>>>>

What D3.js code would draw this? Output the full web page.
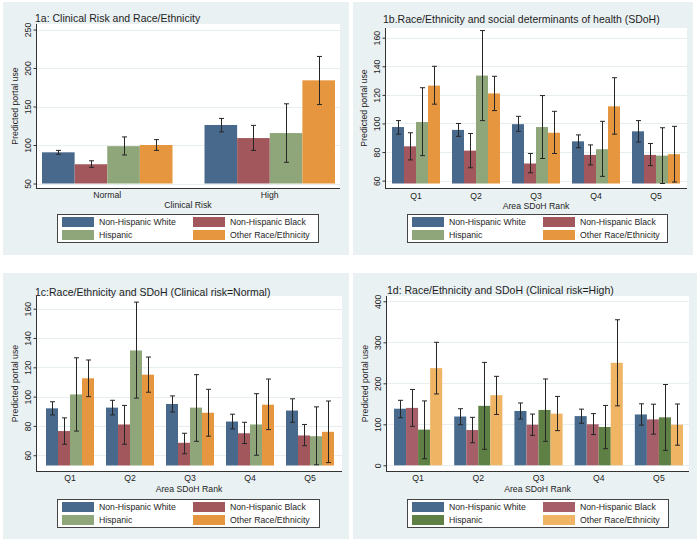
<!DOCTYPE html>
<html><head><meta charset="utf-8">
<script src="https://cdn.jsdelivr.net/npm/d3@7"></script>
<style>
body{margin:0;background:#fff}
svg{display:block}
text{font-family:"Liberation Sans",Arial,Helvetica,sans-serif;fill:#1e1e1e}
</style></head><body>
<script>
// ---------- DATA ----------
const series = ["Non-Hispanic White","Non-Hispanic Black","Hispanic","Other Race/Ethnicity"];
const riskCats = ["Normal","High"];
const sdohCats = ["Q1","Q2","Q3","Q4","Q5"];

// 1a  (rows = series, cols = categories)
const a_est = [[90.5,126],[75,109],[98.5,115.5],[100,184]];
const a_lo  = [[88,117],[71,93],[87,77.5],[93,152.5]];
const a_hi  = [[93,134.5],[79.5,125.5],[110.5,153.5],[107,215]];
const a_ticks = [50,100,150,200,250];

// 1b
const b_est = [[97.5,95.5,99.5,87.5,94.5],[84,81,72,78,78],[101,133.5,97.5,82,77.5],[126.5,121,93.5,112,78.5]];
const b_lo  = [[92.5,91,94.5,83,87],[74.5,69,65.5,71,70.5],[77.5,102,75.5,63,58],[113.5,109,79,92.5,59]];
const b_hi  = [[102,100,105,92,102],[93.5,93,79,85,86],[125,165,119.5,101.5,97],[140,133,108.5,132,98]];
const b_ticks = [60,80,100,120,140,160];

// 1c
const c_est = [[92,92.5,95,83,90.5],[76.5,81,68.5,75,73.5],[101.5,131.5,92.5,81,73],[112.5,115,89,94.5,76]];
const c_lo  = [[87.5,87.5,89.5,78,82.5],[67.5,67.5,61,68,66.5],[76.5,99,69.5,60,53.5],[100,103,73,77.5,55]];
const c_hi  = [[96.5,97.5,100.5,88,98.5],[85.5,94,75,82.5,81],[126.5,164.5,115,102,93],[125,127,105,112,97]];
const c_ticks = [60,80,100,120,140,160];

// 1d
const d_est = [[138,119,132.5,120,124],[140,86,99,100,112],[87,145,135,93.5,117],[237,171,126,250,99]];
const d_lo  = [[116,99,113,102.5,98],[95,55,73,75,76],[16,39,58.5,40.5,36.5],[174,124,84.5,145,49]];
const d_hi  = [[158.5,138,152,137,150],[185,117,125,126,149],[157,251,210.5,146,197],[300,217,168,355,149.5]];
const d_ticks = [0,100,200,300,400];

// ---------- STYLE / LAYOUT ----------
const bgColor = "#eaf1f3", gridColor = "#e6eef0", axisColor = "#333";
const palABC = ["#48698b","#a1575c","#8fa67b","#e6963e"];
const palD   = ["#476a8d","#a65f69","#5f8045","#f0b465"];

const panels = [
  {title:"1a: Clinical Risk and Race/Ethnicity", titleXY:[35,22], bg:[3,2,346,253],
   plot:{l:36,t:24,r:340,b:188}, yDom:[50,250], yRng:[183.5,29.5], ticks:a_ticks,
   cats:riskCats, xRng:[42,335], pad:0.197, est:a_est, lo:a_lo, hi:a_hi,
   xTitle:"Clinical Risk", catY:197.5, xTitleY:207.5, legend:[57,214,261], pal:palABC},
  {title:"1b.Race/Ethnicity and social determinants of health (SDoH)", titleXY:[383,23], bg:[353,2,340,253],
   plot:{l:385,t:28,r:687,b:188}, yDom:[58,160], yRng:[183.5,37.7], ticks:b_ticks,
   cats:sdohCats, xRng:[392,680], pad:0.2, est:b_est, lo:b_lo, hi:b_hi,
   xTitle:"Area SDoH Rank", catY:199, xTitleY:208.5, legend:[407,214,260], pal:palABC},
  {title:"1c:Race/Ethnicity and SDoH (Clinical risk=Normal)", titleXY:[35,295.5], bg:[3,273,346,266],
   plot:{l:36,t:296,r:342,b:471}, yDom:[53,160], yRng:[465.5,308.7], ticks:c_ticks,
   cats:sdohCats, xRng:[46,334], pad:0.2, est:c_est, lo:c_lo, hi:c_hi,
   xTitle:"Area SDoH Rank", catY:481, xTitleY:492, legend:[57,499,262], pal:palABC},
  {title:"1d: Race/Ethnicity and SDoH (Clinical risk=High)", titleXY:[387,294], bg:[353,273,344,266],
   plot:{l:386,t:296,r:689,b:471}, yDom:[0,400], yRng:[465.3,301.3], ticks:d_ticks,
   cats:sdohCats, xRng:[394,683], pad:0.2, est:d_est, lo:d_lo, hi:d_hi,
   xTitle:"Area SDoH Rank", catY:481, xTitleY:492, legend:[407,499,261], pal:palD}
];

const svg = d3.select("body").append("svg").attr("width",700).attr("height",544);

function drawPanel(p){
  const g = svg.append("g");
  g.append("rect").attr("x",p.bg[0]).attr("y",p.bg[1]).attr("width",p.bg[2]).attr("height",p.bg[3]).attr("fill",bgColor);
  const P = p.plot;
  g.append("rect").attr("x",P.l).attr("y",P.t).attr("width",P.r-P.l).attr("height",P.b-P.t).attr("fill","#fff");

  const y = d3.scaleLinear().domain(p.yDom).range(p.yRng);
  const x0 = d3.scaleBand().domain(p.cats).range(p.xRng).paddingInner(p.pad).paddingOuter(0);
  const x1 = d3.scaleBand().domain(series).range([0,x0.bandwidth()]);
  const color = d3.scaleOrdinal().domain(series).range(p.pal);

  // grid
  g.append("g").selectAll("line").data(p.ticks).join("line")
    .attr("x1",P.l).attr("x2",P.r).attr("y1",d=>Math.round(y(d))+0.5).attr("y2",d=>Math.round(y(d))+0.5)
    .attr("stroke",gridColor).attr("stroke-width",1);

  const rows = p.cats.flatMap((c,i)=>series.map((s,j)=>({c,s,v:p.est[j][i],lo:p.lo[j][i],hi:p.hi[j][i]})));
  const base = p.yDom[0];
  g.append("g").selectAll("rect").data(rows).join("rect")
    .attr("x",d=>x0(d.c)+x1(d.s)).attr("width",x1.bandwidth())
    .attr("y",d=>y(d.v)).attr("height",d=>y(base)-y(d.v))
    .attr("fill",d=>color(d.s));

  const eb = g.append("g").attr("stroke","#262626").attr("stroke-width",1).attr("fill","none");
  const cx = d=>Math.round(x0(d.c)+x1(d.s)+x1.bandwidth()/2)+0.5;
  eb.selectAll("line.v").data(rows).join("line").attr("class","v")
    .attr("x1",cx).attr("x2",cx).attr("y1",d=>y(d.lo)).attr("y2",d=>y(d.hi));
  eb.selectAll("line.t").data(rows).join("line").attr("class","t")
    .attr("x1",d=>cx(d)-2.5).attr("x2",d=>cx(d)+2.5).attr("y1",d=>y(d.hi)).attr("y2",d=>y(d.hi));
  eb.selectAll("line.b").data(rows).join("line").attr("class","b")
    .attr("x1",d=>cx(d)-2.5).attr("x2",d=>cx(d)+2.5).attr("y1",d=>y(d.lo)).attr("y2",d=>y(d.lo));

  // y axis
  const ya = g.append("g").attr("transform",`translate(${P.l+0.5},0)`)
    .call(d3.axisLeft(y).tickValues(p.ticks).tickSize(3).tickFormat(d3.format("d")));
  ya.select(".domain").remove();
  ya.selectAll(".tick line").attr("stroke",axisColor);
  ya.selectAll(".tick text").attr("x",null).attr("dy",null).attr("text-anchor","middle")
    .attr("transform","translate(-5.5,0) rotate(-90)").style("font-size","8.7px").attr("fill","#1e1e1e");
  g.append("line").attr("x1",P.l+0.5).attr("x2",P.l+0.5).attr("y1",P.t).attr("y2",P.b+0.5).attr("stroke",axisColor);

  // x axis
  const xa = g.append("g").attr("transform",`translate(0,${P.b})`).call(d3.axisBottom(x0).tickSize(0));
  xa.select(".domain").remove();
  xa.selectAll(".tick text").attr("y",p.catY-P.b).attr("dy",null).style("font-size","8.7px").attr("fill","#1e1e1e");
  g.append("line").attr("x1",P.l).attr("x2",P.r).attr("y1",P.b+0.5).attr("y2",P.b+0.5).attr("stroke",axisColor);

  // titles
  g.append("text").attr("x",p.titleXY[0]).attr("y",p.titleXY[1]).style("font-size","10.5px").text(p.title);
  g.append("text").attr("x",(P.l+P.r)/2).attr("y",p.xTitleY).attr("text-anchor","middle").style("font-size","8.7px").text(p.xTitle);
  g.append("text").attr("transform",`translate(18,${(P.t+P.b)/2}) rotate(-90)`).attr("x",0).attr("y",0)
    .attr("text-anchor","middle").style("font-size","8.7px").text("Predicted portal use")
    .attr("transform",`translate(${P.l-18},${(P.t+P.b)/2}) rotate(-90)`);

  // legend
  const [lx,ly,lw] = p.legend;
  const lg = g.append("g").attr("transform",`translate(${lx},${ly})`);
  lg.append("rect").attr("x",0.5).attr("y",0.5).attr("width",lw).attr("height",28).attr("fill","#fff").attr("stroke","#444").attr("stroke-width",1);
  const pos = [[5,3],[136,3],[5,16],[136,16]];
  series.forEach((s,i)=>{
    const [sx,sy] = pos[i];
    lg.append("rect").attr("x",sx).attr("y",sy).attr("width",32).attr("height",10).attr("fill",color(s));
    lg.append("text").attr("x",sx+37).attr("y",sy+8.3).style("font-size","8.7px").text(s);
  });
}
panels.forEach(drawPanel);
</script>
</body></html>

<<<<
>>>>

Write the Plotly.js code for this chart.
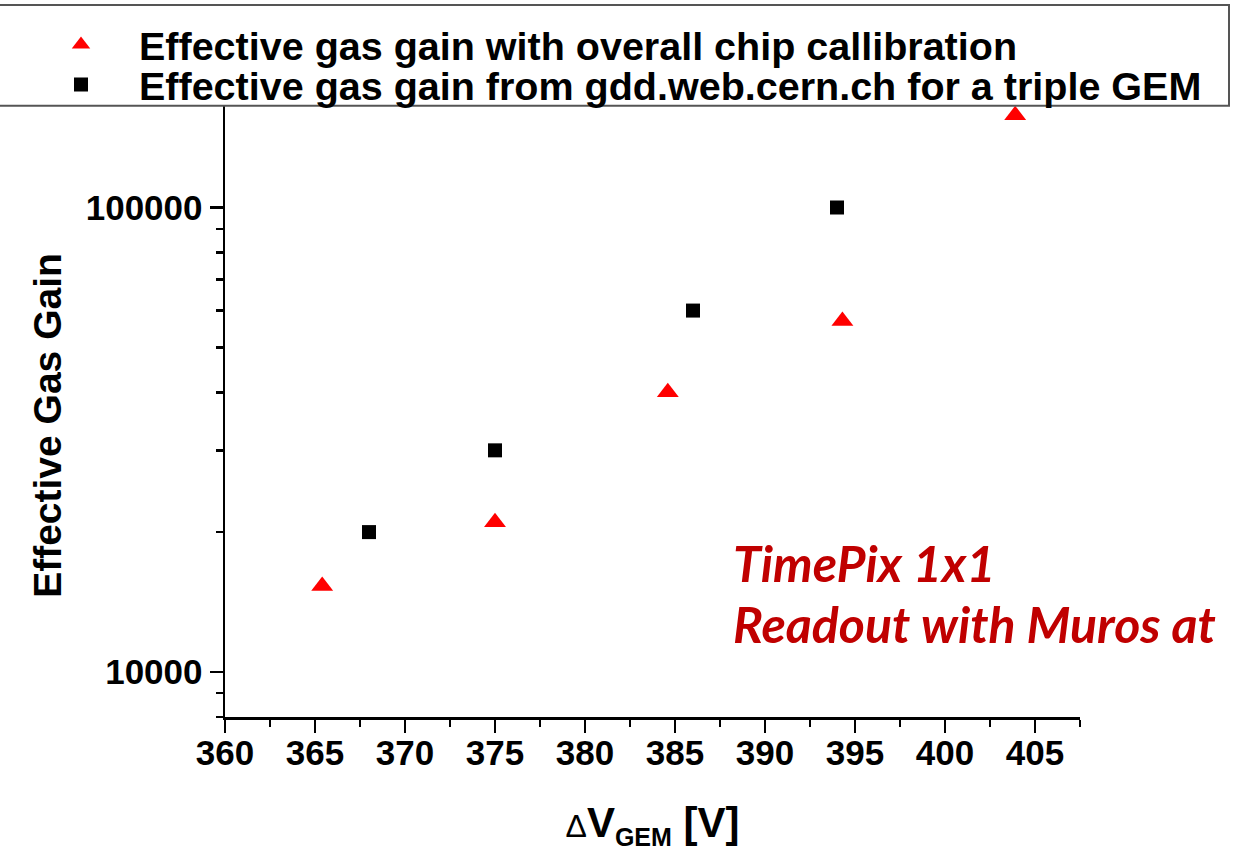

<<<<
>>>>

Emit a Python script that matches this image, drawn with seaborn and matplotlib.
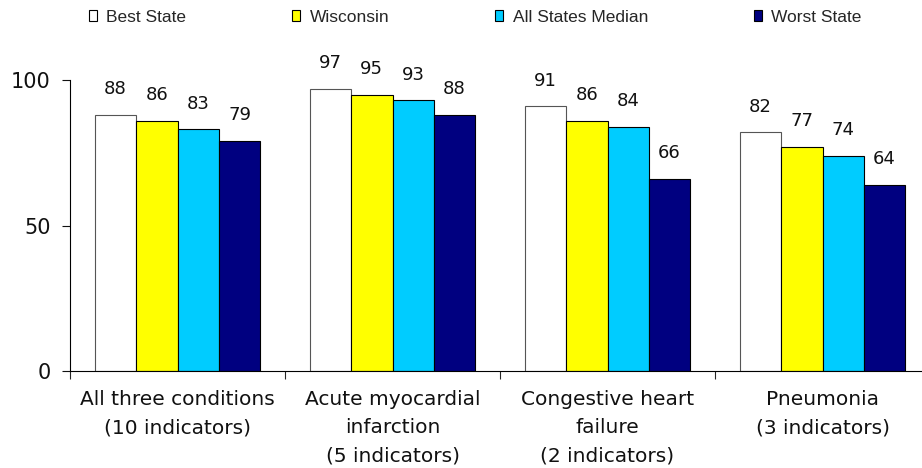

<<<<

TO BE DONE>
Copy the part that starts at the line with "What D3.js code" and finishes at the line with "const a_ticks = [50,100,150,200,250];", both included, and nothing more. Pictures are left out.

CORRECT OUTPUT>
What D3.js code would draw this? Output the full web page.
<!DOCTYPE html>
<html><head><meta charset="utf-8">
<script src="https://cdn.jsdelivr.net/npm/d3@7"></script>
<style>
body{margin:0;background:#fff}
svg{display:block}
text{font-family:"Liberation Sans",Arial,Helvetica,sans-serif;fill:#1e1e1e}
</style></head><body>
<script>
// ---------- DATA ----------
const series = ["Non-Hispanic White","Non-Hispanic Black","Hispanic","Other Race/Ethnicity"];
const riskCats = ["Normal","High"];
const sdohCats = ["Q1","Q2","Q3","Q4","Q5"];

// 1a  (rows = series, cols = categories)
const a_est = [[90.5,126],[75,109],[98.5,115.5],[100,184]];
const a_lo  = [[88,117],[71,93],[87,77.5],[93,152.5]];
const a_hi  = [[93,134.5],[79.5,125.5],[110.5,153.5],[107,215]];
const a_ticks = [50,100,150,200,250];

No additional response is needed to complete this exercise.